Given request: From the entries provided below, copy each line that contains the word "this".

Extracted entries:
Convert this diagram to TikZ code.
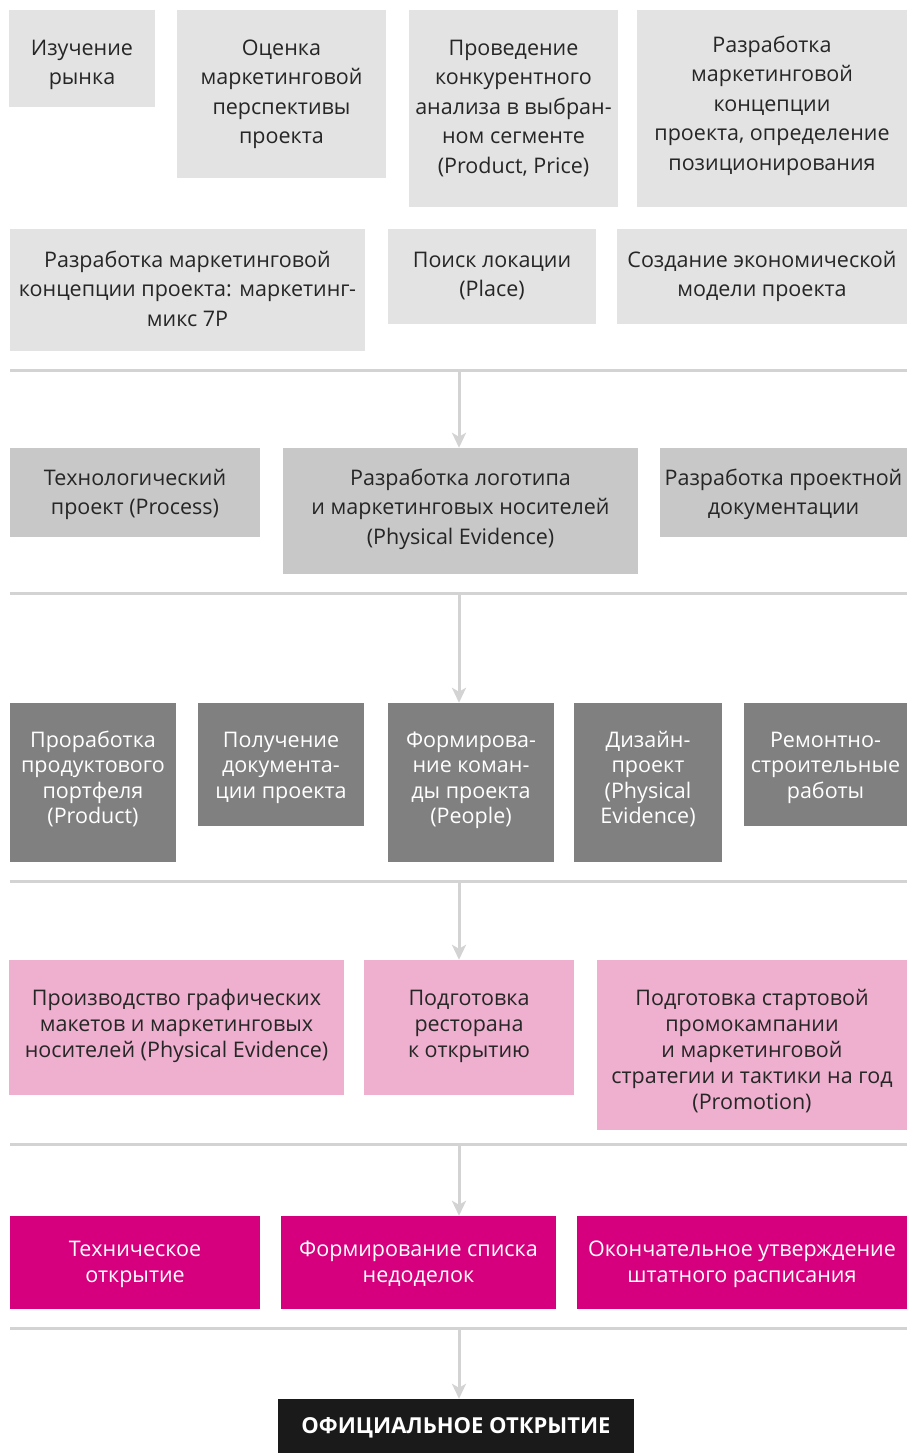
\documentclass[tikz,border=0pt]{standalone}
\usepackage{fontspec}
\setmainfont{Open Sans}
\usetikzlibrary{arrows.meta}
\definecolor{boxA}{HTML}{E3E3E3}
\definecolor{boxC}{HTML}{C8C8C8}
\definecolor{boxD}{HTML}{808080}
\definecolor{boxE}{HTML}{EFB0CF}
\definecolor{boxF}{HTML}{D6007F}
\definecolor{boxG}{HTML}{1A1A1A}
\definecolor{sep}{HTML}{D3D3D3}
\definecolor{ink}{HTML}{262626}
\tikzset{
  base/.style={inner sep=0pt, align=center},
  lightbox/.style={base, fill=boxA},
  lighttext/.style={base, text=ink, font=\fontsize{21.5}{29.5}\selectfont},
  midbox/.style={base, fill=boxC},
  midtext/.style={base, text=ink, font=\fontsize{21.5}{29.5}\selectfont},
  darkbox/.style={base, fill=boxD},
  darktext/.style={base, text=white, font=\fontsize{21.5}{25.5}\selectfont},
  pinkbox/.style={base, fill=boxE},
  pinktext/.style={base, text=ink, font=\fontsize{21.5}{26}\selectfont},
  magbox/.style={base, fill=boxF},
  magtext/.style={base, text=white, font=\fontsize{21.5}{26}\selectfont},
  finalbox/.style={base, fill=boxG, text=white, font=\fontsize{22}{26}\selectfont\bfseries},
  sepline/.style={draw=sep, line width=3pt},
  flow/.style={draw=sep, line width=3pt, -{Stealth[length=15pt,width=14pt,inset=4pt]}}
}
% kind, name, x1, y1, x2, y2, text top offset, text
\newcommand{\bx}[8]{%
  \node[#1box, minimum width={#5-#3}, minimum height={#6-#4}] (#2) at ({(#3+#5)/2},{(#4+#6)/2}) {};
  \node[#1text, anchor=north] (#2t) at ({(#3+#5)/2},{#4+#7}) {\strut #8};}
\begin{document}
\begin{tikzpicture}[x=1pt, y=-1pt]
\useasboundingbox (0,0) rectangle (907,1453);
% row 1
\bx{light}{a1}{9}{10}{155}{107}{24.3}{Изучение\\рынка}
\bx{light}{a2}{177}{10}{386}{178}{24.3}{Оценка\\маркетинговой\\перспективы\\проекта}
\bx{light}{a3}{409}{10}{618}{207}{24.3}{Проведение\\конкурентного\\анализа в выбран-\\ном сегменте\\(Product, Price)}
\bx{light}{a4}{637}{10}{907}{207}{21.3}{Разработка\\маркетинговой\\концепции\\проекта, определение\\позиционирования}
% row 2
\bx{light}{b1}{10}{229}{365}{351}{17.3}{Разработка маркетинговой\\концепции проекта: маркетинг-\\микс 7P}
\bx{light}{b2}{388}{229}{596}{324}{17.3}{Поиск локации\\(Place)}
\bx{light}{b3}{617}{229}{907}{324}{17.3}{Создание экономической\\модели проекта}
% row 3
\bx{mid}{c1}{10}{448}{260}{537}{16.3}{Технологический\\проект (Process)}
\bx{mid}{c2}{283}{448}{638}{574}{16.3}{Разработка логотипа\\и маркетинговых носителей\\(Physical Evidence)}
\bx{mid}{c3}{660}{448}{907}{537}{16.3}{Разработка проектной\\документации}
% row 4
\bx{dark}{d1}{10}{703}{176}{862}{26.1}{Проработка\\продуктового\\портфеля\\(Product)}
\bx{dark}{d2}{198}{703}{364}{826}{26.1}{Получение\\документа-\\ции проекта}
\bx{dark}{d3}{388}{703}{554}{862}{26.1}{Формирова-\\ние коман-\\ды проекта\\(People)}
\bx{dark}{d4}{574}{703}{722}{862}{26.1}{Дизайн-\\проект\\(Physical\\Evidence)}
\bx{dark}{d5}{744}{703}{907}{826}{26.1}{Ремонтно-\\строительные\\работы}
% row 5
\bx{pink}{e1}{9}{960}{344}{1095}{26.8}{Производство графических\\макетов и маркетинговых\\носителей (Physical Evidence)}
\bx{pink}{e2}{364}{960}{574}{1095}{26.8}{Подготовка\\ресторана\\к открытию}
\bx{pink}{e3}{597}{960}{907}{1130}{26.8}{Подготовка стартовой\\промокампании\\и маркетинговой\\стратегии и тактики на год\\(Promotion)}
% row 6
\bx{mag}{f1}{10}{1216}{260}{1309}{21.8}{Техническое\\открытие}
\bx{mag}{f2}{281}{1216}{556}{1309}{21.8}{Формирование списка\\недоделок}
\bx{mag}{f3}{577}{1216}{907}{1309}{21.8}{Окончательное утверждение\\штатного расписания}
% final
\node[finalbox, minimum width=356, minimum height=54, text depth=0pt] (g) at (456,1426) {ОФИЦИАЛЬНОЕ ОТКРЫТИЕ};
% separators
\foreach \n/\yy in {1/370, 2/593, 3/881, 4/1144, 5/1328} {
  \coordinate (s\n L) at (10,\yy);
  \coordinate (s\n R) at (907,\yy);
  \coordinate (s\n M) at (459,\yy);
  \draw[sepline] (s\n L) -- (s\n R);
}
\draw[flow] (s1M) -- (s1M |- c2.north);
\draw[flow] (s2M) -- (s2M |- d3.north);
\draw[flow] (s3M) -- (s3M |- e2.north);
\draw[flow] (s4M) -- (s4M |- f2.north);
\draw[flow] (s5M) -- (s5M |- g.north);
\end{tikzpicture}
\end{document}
---
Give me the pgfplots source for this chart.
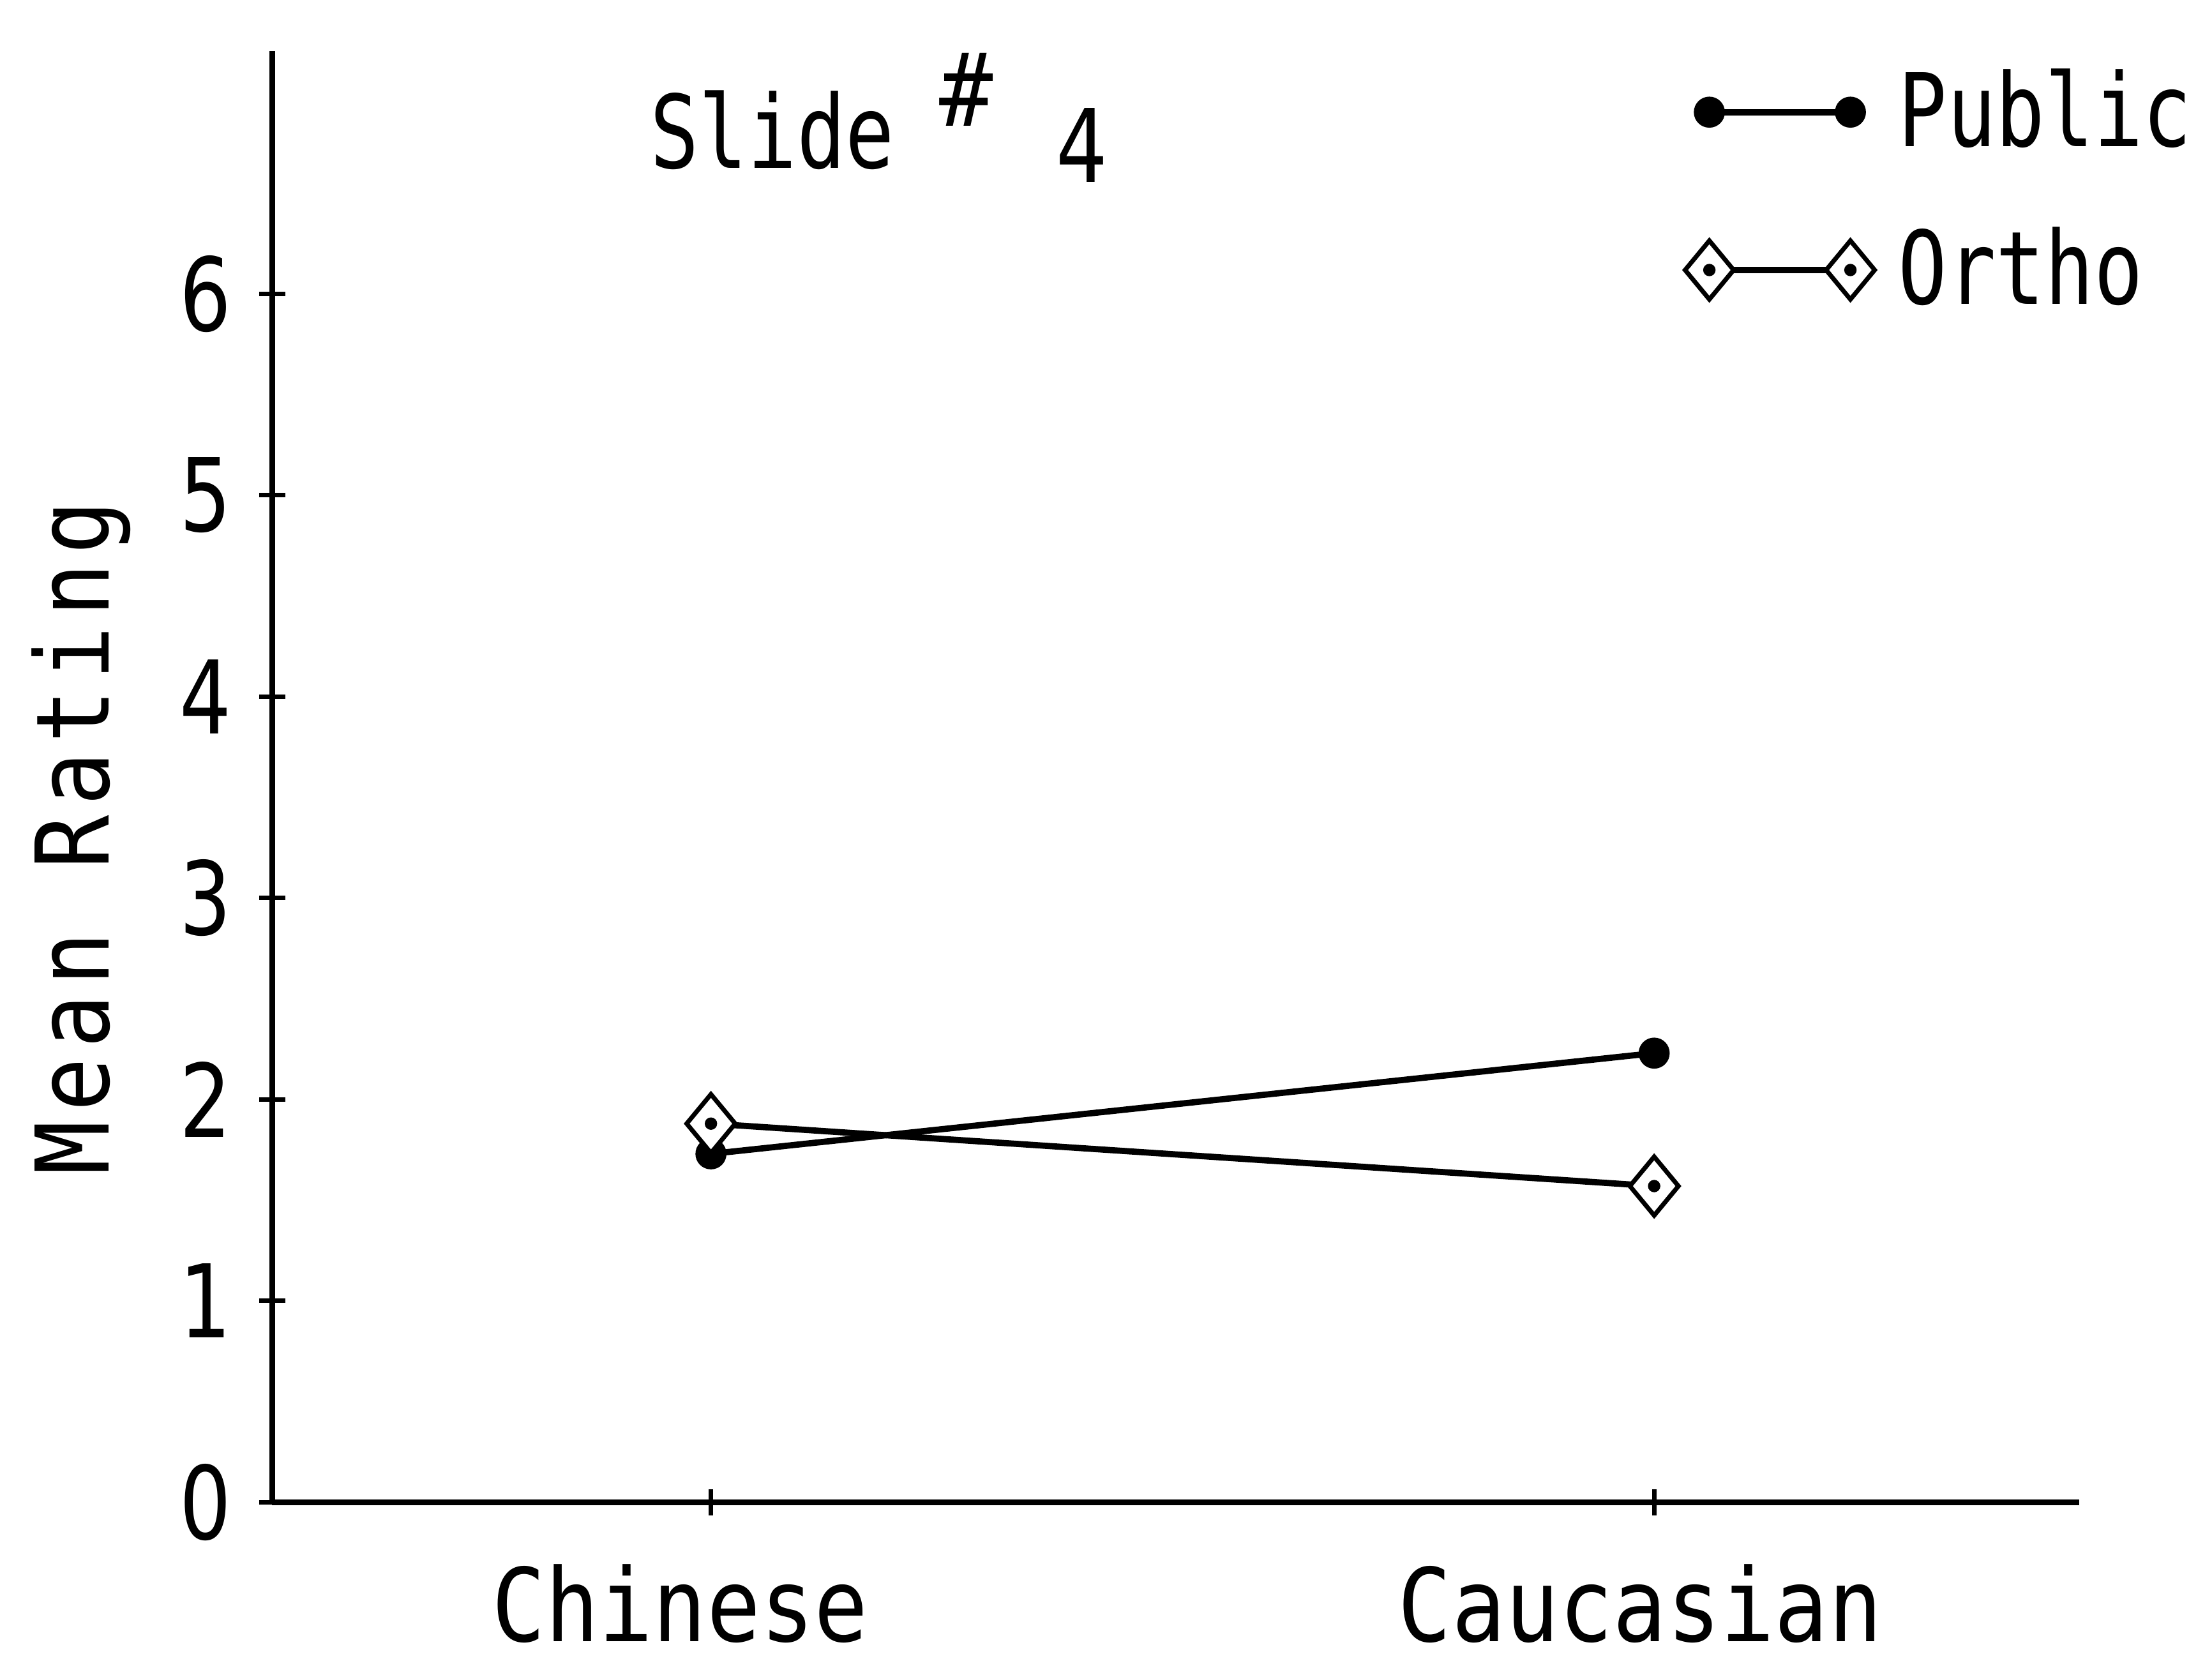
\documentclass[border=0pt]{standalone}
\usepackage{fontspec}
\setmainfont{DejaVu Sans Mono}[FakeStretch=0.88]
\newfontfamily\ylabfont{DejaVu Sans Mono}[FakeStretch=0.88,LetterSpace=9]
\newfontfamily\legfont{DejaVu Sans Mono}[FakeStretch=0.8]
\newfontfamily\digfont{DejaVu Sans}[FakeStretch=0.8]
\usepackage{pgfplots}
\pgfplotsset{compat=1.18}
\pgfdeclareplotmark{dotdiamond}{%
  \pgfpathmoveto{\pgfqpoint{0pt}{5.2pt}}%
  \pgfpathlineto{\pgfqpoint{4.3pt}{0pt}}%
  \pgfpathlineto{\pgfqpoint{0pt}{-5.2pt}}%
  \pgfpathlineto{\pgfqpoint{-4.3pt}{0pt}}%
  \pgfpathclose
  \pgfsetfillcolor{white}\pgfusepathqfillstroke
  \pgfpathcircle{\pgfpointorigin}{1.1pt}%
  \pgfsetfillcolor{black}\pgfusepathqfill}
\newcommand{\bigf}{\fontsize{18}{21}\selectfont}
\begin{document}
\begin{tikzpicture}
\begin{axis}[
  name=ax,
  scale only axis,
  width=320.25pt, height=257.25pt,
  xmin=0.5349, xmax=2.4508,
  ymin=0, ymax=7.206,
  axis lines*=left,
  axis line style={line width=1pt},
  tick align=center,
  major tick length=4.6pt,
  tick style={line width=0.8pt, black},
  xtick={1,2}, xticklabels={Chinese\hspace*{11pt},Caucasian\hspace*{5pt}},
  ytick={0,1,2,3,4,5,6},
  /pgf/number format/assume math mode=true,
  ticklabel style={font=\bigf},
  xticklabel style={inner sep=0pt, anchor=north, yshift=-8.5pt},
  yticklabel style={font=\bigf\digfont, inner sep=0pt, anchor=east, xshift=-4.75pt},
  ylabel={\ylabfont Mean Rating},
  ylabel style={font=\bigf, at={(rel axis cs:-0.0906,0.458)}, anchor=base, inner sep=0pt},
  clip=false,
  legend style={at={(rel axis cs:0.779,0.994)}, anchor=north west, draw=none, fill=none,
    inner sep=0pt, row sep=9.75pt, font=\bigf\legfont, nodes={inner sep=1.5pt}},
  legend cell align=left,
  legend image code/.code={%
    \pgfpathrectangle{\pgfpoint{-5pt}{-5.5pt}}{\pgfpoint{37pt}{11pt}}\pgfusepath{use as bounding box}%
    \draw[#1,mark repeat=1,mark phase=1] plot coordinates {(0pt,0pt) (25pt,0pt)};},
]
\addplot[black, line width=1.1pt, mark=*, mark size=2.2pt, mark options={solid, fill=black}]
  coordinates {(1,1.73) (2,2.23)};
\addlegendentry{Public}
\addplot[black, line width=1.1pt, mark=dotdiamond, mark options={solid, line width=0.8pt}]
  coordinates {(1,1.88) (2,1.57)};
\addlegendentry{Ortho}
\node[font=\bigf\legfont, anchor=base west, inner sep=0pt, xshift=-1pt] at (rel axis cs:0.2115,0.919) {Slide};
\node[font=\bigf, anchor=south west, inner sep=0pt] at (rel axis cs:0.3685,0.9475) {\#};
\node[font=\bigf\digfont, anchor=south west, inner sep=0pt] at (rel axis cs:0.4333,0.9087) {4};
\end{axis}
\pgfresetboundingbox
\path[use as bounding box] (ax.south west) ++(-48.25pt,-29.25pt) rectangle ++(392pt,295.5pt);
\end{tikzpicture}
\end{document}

Answer to the exercise:
Convert this diagram to TikZ code.
Give me the pgfplots source for this chart.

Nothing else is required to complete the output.